Nor were the activities of the loving circle of people around me, their behaviour that preceded my splitting myself in this way, cosmic fuck ups. Those behaviours were simply adults carrying out the process that I’ll now describe for my adult self. They were acting from a standpoint of their ‘me’ rather than their ‘Me’. But as I’ll discuss a bit further, the shadow — theirs, mine and yours — is part of the world, part of reality, and it WILL always find its way into the light of day, no matter how much we seek to sequester it in the dungeon.

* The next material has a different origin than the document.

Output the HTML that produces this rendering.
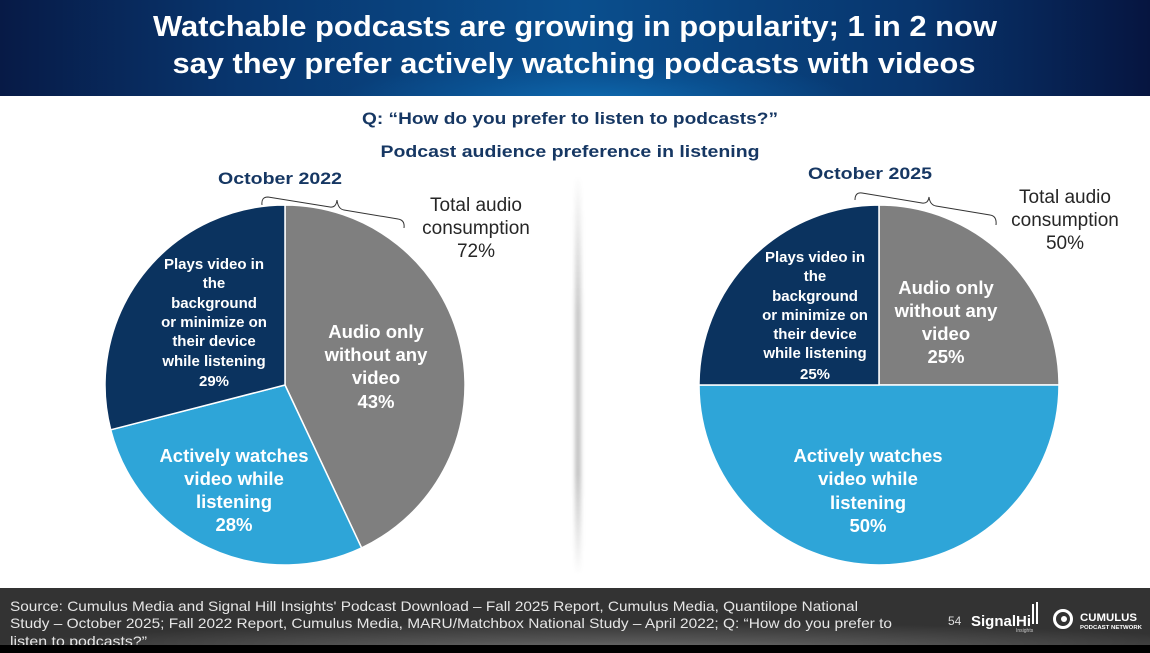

As an adult, I now possess, although for much of my life I did not recognise it, a richer set of capabilities for relating to the world than my young child self did. Not recognising this, however, I’ve spent decades relying on the once-appropriate child’s toolbox anytime the splinters of me that that child hid away pop up to present themselves. These visits by members of the shadow community can appear as ‘internal’ experiences or as my filtering and interpretation of ‘external experiences’, including the words and actions of other people.
My replaying of the child’s solution results in my turning / running from these visitors. This doesn’t make me a bad person, and there is no reason for me to beat myself up about it.

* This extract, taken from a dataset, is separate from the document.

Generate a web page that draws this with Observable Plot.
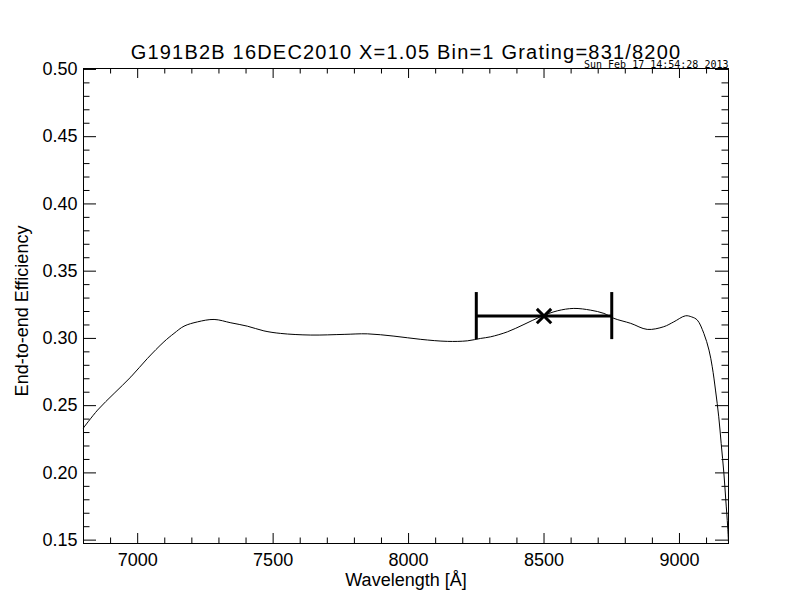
<!DOCTYPE html>
<html><head><meta charset="utf-8">
<script src="https://cdn.jsdelivr.net/npm/d3@7"></script>
<script src="https://cdn.jsdelivr.net/npm/@observablehq/plot@0.6"></script>
<style>body{margin:0;background:#fff} svg{display:block}</style>
</head><body><div id="chart"></div>
<script>
// ---- data ----
const wavelength = [6800, 6852, 6913, 6975, 7036, 7097, 7134, 7171, 7221, 7282, 7344, 7405, 7466, 7528,
  7639, 7762, 7848, 7946, 8045, 8143, 8217, 8266, 8303, 8365, 8426, 8487, 8549, 8610, 8672, 8721, 8758,
  8820, 8881, 8942, 8979, 9022, 9045, 9066, 9090, 9109, 9121, 9133, 9145, 9154, 9164, 9171, 9178, 9181];
const efficiency = [0.2335, 0.2467, 0.2591, 0.2714, 0.2851, 0.2975, 0.3037, 0.3091, 0.3123, 0.3141, 0.3116,
  0.3091, 0.3056, 0.3037, 0.3025, 0.3030, 0.3034, 0.3017, 0.2993, 0.2978, 0.2982, 0.3000, 0.3012, 0.3049,
  0.3104, 0.3161, 0.3205, 0.3223, 0.3210, 0.3186, 0.3149, 0.3112, 0.3067, 0.3087, 0.3123, 0.3168, 0.3160,
  0.3136, 0.3037, 0.2913, 0.2789, 0.2616, 0.2417, 0.2219, 0.1996, 0.1798, 0.1599, 0.1480];
const binCenter = [8500];
const binEfficiency = [0.3166];
const binLow = [8250];
const binHigh = [8750];
const capLow = [0.2991];
const capHigh = [0.3341];
const xMajorTicks = [7000, 7500, 8000, 8500, 9000];
const yMajorTicks = [0.15, 0.20, 0.25, 0.30, 0.35, 0.40, 0.45, 0.50];
const titleText = "G191B2B 16DEC2010 X=1.05 Bin=1 Grating=831/8200";
const stampText = "Sun Feb 17 14:54:28 2013";
const xLabel = "Wavelength [Å]";
const yLabel = "End-to-end Efficiency";

const xMinorTicks = d3.range(6900, 9200, 100).filter(v => v % 500 !== 0);
const yMinorTicks = d3.range(15, 51).filter(v => v % 5 !== 0).map(v => v / 100);

const W = 792, H = 612, mL = 83, mR = 64, mT = 68, mB = 69;
const fw = W - mL - mR, fh = H - mT - mB;
const font = "'Liberation Sans', Arial, Helvetica, sans-serif";
const curve = wavelength.map((w, i) => ({w, e: efficiency[i]}));
const bins = binCenter.map((c, i) => ({c, e: binEfficiency[i], lo: binLow[i], hi: binHigh[i], clo: capLow[i], chi: capHigh[i]}));

const chart = Plot.plot({
  width: W, height: H,
  marginLeft: mL, marginRight: mR, marginTop: mT, marginBottom: mB,
  style: {fontFamily: font, fontSize: "18px", color: "black", background: "white"},
  x: {domain: [6800, 9181]},
  y: {domain: [0.1475, 0.5007]},
  marks: [
    Plot.frame({stroke: "black"}),
    Plot.axisX(xMajorTicks, {tickSize: 0, tickPadding: 10, label: null, fontSize: 18, tickFormat: d3.format("d")}),
    Plot.axisY(yMajorTicks, {tickSize: 0, tickPadding: 6, label: null, fontSize: 18, tickFormat: d3.format(".2f")}),
    // inward ticks on all four sides
    Plot.tickX(xMajorTicks, {x: d => d, insetTop: fh - 10, stroke: "black"}),
    Plot.tickX(xMajorTicks, {x: d => d, insetBottom: fh - 10, stroke: "black"}),
    Plot.tickX(xMinorTicks, {x: d => d, insetTop: fh - 5.5, stroke: "black"}),
    Plot.tickX(xMinorTicks, {x: d => d, insetBottom: fh - 5.5, stroke: "black"}),
    Plot.tickY(yMajorTicks, {y: d => d, insetRight: fw - 13, stroke: "black"}),
    Plot.tickY(yMajorTicks, {y: d => d, insetLeft: fw - 13, stroke: "black"}),
    Plot.tickY(yMinorTicks, {y: d => d, insetRight: fw - 6.5, stroke: "black"}),
    Plot.tickY(yMinorTicks, {y: d => d, insetLeft: fw - 6.5, stroke: "black"}),
    // spectrum
    Plot.line(curve, {x: "w", y: "e", stroke: "black", strokeWidth: 1, curve: "catmull-rom"}),
    // bin error bar and mean
    Plot.ruleY(bins, {y: "e", x1: "lo", x2: "hi", stroke: "black", strokeWidth: 3}),
    Plot.ruleX(bins, {x: "lo", y1: "clo", y2: "chi", stroke: "black", strokeWidth: 3}),
    Plot.ruleX(bins, {x: "hi", y1: "clo", y2: "chi", stroke: "black", strokeWidth: 3}),
    Plot.dot(bins, {x: "c", y: "e", symbol: "times", r: 6.6, stroke: "black", strokeWidth: 3}),
    // texts
    Plot.text([titleText], {frameAnchor: "top", lineAnchor: "bottom", dy: -10, fontSize: 20, text: d => d, fill: "black"}),
    Plot.text([stampText], {frameAnchor: "top-right", textAnchor: "end", lineAnchor: "bottom", dy: -1, dx: 0,
      fontSize: 10, fontFamily: "'DejaVu Sans Mono', monospace", text: d => d, fill: "black"}),
    Plot.text([xLabel], {frameAnchor: "bottom", lineAnchor: "bottom", dy: 42, fontSize: 18, text: d => d, fill: "black"}),
    Plot.text([yLabel], {frameAnchor: "left", textAnchor: "middle", lineAnchor: "bottom", rotate: -90, dx: -56, dy: 5,
      fontSize: 18, text: d => d, fill: "black"})
  ]
});
// widen the title's letter spacing like the reference's device font
d3.select(chart).selectAll("text").filter(function () { return this.textContent === titleText; })
  .attr("letter-spacing", "1.2px");
document.getElementById("chart").appendChild(chart);
</script>
</body></html>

But one might ask, why are these splinters visiting? Their visit is a necessity. They are part of reality, part of Me. As a child grasping for solutions, I tried to tuck them away as if they didn’t exist, but that didn’t change reality. Reality and the big Me are too magnificent to be bottled in such a way. These splinters know all too well that they are part of Me. Their recognition of their unity with me, coupled with their inescapable longing to rejoin me to re-organise as Me, is Love.

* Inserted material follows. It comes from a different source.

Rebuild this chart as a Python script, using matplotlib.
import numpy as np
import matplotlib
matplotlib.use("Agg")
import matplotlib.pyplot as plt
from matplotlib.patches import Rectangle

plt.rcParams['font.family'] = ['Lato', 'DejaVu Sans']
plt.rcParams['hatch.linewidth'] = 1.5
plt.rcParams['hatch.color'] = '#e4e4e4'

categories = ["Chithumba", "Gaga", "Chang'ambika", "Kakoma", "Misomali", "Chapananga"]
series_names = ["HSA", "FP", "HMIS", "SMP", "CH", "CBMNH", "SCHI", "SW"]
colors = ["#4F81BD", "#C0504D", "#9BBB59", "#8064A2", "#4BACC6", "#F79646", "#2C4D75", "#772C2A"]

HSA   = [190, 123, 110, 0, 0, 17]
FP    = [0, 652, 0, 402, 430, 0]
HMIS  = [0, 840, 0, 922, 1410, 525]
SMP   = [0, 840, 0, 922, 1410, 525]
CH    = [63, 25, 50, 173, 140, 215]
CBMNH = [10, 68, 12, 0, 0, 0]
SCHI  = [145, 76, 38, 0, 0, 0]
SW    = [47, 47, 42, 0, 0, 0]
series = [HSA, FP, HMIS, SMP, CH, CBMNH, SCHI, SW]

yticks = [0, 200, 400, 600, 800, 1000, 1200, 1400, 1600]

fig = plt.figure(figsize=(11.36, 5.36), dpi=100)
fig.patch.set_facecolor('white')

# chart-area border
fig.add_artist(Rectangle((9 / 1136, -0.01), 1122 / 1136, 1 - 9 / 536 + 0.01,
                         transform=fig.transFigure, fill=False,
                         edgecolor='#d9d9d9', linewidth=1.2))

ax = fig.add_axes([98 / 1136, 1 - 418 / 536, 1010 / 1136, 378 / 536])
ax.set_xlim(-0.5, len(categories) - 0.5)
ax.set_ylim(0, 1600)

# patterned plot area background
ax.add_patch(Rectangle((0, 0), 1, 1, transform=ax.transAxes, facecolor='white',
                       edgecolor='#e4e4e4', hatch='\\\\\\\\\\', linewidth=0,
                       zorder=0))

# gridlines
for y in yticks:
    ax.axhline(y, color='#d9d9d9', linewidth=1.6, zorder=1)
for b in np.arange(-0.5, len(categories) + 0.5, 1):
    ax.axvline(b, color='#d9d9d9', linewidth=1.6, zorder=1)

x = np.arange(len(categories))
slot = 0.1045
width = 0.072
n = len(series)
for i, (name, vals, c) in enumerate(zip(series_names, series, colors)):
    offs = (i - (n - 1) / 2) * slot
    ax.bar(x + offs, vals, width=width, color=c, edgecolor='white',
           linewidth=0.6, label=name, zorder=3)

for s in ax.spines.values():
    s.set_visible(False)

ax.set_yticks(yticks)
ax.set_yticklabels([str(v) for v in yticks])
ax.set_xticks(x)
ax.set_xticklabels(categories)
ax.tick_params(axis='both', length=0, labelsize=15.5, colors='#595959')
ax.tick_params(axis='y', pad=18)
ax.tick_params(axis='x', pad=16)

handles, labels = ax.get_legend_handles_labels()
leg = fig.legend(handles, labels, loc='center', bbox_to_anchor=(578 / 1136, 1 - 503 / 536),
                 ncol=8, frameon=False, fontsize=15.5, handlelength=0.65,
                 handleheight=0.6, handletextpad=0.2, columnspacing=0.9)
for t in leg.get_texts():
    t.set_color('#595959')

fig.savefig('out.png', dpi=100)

Yet, the visits are always uncomfortable for me. This discomfort tends to be the trigger that activates my ‘autoplay’ of the childhood strategy of avoidance. So what am I to do? What is one to do? Well, there are whole books about that.
My short oversimplification is that I can use those very same triggers, my noticing of sensations of discomfort in my own body, as signals to alert me to an alternative response. The good news is that, in one sense, there is nothing I have to do in lieu of my habituated avoidance response. The invitation that these signals issue is to sit with and hold, in a gentle, loving, non-judging way, those visitors, not seeking to do anything with them. I do this by sitting with the physical discomfort that announces and constitutes them — only for as long as I can. It may be just a few seconds at first.
These few seconds of sitting with and holding the discomfort of these visits from the shadow allow me to see that they don’t constitute an existential threat to me. I can survive them. Bit by bit, slowly, patiently, gently over weeks, months and years, I can welcome and re-integrate more and more of the historical visitors back into Me. At some point, it becomes apparent that these visitors were never outside of Me; it was only me who thought so. These visitors are part of life, and I love Matt Licata’s quote:
Life is not a problem to be solved but a mystery to be lived.
This doesn’t culminate in a finish line, beyond which all is rosy and smooth. We don’t purchase or earn exemption from the tough side of life. We don’t buy certainty. Life remains mystery. Reality includes all opposites. Even once all historical visitors have been welcomed home, reality will send us guests. A life lived with the gentle, loving openness I’ve described isn’t one in which reality filters out the unwanted guests for us. It is one in which we are increasingly able to welcome all guests, even the ones who bear discomfort and seeming threat in their arms.
And perhaps, in time, it becomes clear that this reality that sends the guests and this Me who welcomes them are the same undivided whole. And that recognition of wholeness, too, is Love.
I am indebted to Matt Licata’s The Path is Everywhere.